The idea was to show “solidarity.” Solidarity for what, exactly?
Not that I would expect most in the NHL to define or even be able to spell optics, but a bunch of white guys standing in a line showing solidarity conveys … well, the wrong message. It’ll be the same when the Bruins lock arms before their preseason game tomorrow against the Blue Jackets. A bunch of white guys showing unity together. What does that make you think of? Could they not get a statue of Columbus to put behind them? Though this being hockey, you’d see this kind of formation in front of a statue of Bobby Hull, who is just barely a better person than Columbus and also should be tossed in the nearest high-banked river.
Unity, that’s the word the Bruins focused on, and the Flyers and Pens were trying to demonstrate. “Unity.” Unity isn’t really what the rest of us are after. It’s an ingredient to what we’re after. Unity in understanding and rebelling against the racism against Black people see from police and society in general. The goal isn’t to be together. Being together is one of the first steps on the path to real change.
This was a mere wave at joining all the other sports, with optics that make it look like the NHL is in direct opposition (and there are certainly NHL players who are, aren’t there, Tuukka Rask?) Clearly these players didn’t want to be seen completely ignoring the rest of the world, though that’s how the hockey world generally prefers it, and did the least amount it could think of. And probably made things worse. How very hockey.

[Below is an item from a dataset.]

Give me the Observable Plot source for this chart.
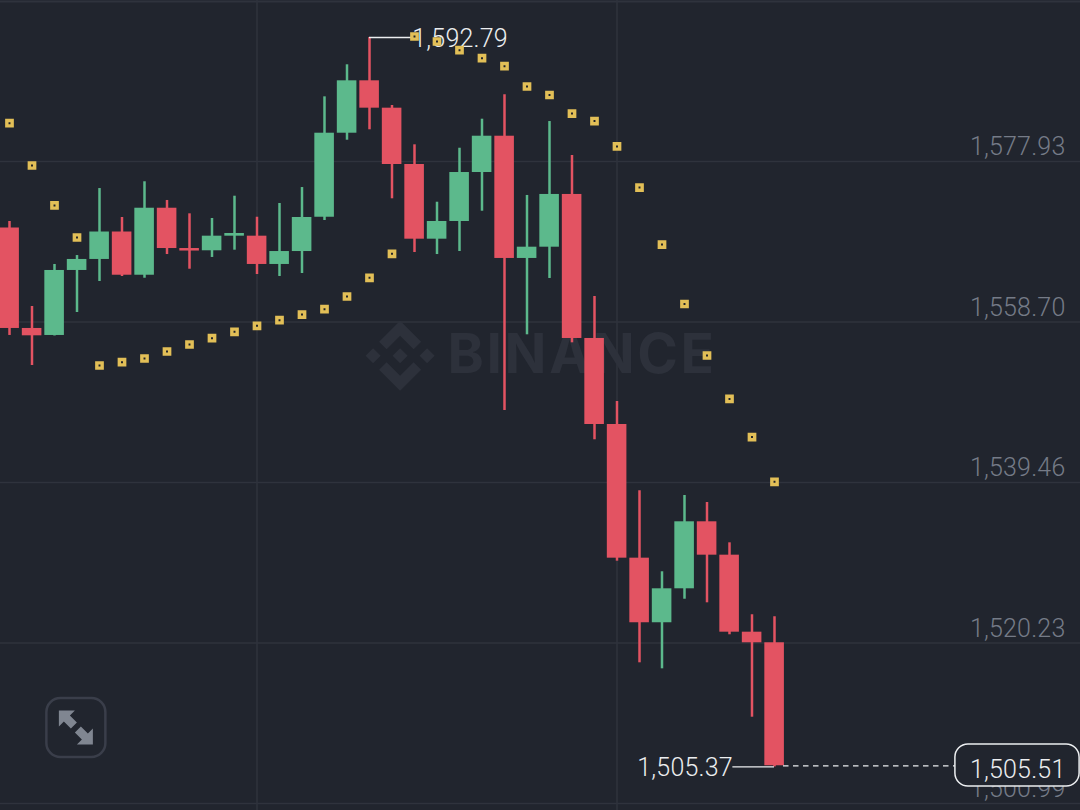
<!DOCTYPE html>
<html>
<head>
<meta charset="utf-8">
<script src="https://cdn.jsdelivr.net/npm/d3@7"></script>
<script src="https://cdn.jsdelivr.net/npm/@observablehq/plot@0.6"></script>
<style>
html,body{margin:0;padding:0;background:#21252e;overflow:hidden}
svg{display:block}
svg text{letter-spacing:.2px}
svg .wm text{letter-spacing:2.6px}
</style>
</head>
<body>
<div id="chart"></div>
<script>
const open  = [1569.96,1557.92,1557.08,1564.87,1566.19,1569.48,1564.30,1572.33,1567.50,1567.23,1568.98,1568.98,1565.59,1567.14,1571.25,1581.32,1587.60,1584.32,1577.57,1568.62,1570.74,1576.61,1580.96,1566.31,1567.66,1573.98,1556.72,1546.41,1530.39,1522.65,1526.72,1534.75,1530.75,1521.52,1520.25];
const close = [1557.92,1557.04,1564.87,1566.19,1569.48,1564.30,1572.33,1567.50,1567.20,1568.98,1569.30,1565.59,1567.14,1571.22,1581.32,1587.60,1584.32,1577.57,1568.62,1570.74,1576.61,1580.96,1566.31,1567.66,1573.98,1556.72,1546.41,1530.39,1522.65,1526.72,1534.75,1530.75,1521.52,1520.25,1505.51];
const high  = [1570.74,1560.55,1565.59,1566.66,1574.69,1571.22,1575.50,1573.26,1571.66,1571.10,1573.77,1571.25,1572.90,1574.81,1585.68,1589.52,1592.79,1584.64,1579.93,1573.05,1579.52,1583.00,1585.92,1573.86,1582.72,1578.65,1561.75,1549.17,1538.47,1528.76,1537.90,1537.06,1532.23,1523.61,1523.37];
const low   = [1557.08,1553.48,1557.02,1559.83,1563.55,1564.15,1563.94,1566.78,1565.02,1566.43,1567.30,1564.39,1564.15,1564.51,1570.86,1580.48,1581.73,1573.46,1567.02,1566.78,1567.14,1571.97,1548.09,1557.16,1563.91,1556.20,1544.58,1530.03,1517.85,1517.13,1525.47,1525.04,1521.21,1511.33,1505.37];
const sar   = [1582.52,1577.45,1572.66,1568.82,1553.48,1553.88,1554.32,1555.16,1556.00,1556.75,1557.52,1558.24,1558.91,1559.59,1560.23,1561.75,1563.99,1566.87,1592.91,1592.31,1591.27,1590.31,1589.35,1586.92,1585.90,1583.68,1582.78,1579.73,1574.81,1567.98,1560.85,1554.68,1549.47,1544.91,1539.54];
const priceTicks = [1577.93,1558.70,1539.46,1520.23,1500.99];
const timeGrid = [11,27];
const highest = 1592.79, lowest = 1505.37, last = 1505.51;

const BG = "#21252e", GRID = "#2f333d", RED = "#e35362", GREEN = "#5cb98c", GOLD = "#e2bf57", WHITE = "#eceef0", AXIS = "#757b87", WM = "#2d313b";

const candles = open.map((o, i) => ({i, o, c: close[i], h: high[i], l: low[i], s: sar[i]}));
const fmt = d3.format(",.2f");
const color = d => d.c >= d.o ? GREEN : RED;

const poly = (ctx, pts) => { pts.forEach(([x, y], k) => k ? ctx.lineTo(x, y) : ctx.moveTo(x, y)); ctx.closePath(); };
const logo = {draw(ctx) {
  const dia = (cx, r) => poly(ctx, [[cx, -r], [cx + r, 0], [cx, r], [cx - r, 0]]);
  dia(0, 7.5); dia(-27, 7.5); dia(27, 7.5);
  poly(ctx, [[0, -35], [21, -14], [13.5, -6.5], [0, -20], [-13.5, -6.5], [-21, -14]]);
  poly(ctx, [[0, 35], [21, 14], [13.5, 6.5], [0, 20], [-13.5, 6.5], [-21, 14]]);
}};
const frame = {draw(ctx) {
  const a = 29.5, r = 14;
  ctx.moveTo(-a + r, -a);
  ctx.arcTo(a, -a, a, a, r); ctx.arcTo(a, a, -a, a, r); ctx.arcTo(-a, a, -a, -a, r); ctx.arcTo(-a, -a, a, -a, r);
  ctx.closePath();
}};
const arrows = {draw(ctx) {
  poly(ctx, [[-17, -17], [-1, -17], [-6, -12], [1, -5], [-5, 1], [-12, -6], [-17, -1]]);
  poly(ctx, [[17, 17], [1, 17], [6, 12], [-1, 5], [5, -1], [12, 6], [17, 1]]);
}};

const chart = Plot.plot({
  width: 1080, height: 810,
  marginTop: 0, marginRight: 0, marginBottom: 0, marginLeft: 0,
  style: {background: BG, fontFamily: "Roboto, sans-serif"},
  x: {domain: [-0.4, 47.6], axis: null},
  y: {domain: [1500.15, 1597.225], axis: null},
  marks: [
    Plot.gridY(priceTicks, {stroke: GRID, strokeOpacity: 1, strokeWidth: 1.5}),
    Plot.ruleY([1597.1], {stroke: GRID, strokeWidth: 2}),
    Plot.gridX(timeGrid, {stroke: GRID, strokeOpacity: 1, strokeWidth: 1.5}),
    Plot.dot([0], {x: 17.36, y: 1554.65, symbol: logo, fill: WM, stroke: "none"}),
    Plot.text(["BINANCE"], {x: 19.47, y: 1554.65, text: d => d, textAnchor: "start", fontSize: 55, fontWeight: 700, fill: WM, className: "wm", fontFamily: "Inter"}),
    Plot.axisY(priceTicks, {anchor: "right", label: null, tickSize: 0, tickPadding: -15, textAnchor: "end", dy: -14, fontSize: 25, fontWeight: 300, fill: AXIS, tickFormat: fmt, fontFamily: "Roboto"}),
    Plot.ruleX(candles, {x: "i", y1: "l", y2: "h", stroke: color, strokeWidth: 2.5}),
    Plot.rect(candles, {x1: d => d.i - 0.43, x2: d => d.i + 0.44, y1: "o", y2: "c", fill: color}),
    Plot.ruleY([highest], {x1: 16, x2: 17.9, stroke: WHITE, strokeWidth: 1.3}),
    Plot.text([highest], {x: 17.9, y: highest, text: fmt, textAnchor: "start", dy: 1, fontSize: 25, fontWeight: 300, fill: WHITE, fontFamily: "Roboto"}),
    Plot.ruleY([lowest], {x1: 32.15, x2: 34, stroke: WHITE, strokeWidth: 1.3}),
    Plot.text([lowest], {x: 32.15, y: lowest, text: fmt, textAnchor: "end", dy: 1, fontSize: 25, fontWeight: 300, fill: WHITE, fontFamily: "Roboto"}),
    Plot.ruleY([last], {x1: 34.4, x2: 42.04, stroke: WHITE, strokeWidth: 1.3, strokeDasharray: "5.5 4.5"}),
    Plot.rect([last], {x1: 42.04, x2: 47.56, y1: 1503.03, y2: 1508.06, fill: BG, stroke: WHITE, strokeWidth: 1.5, rx: 13}),
    Plot.text([last], {x: 47.6, y: last, text: fmt, textAnchor: "end", dx: -15, dy: 4, fontSize: 25, fontWeight: 300, fill: WHITE, fontFamily: "Roboto"}),
    Plot.dot(candles, {x: "i", y: "s", symbol: "square", r: 3, fill: "#1f2127", stroke: GOLD, strokeWidth: 3.4}),
    Plot.dot([0], {x: 2.95, y: 1510.1, symbol: frame, fill: "none", stroke: "#3a3e4a", strokeWidth: 2.5}),
    Plot.dot([0], {x: 2.95, y: 1510.1, symbol: arrows, fill: "#808691", stroke: "none"})
  ]
});
document.getElementById("chart").append(chart);
</script>
</body>
</html>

There are more than a handful of NHL players who responded to the murder of George Floyd and the ensuing protests and riots with surprising, heartfelt feelings, such as Tyler Seguin, Blake Wheeler, and Jonathan Toews. It’s a shame they couldn’t carry this kind of emotion to when they were actually on the stage. Yes, hockey fans are probably the most blind and vicious when it comes to the stuff. Which makes it more important that the players come up with something better than this, and show there will be no safe-haven for the “All Lives Matter” crowd in sports.
0-for-2 so far.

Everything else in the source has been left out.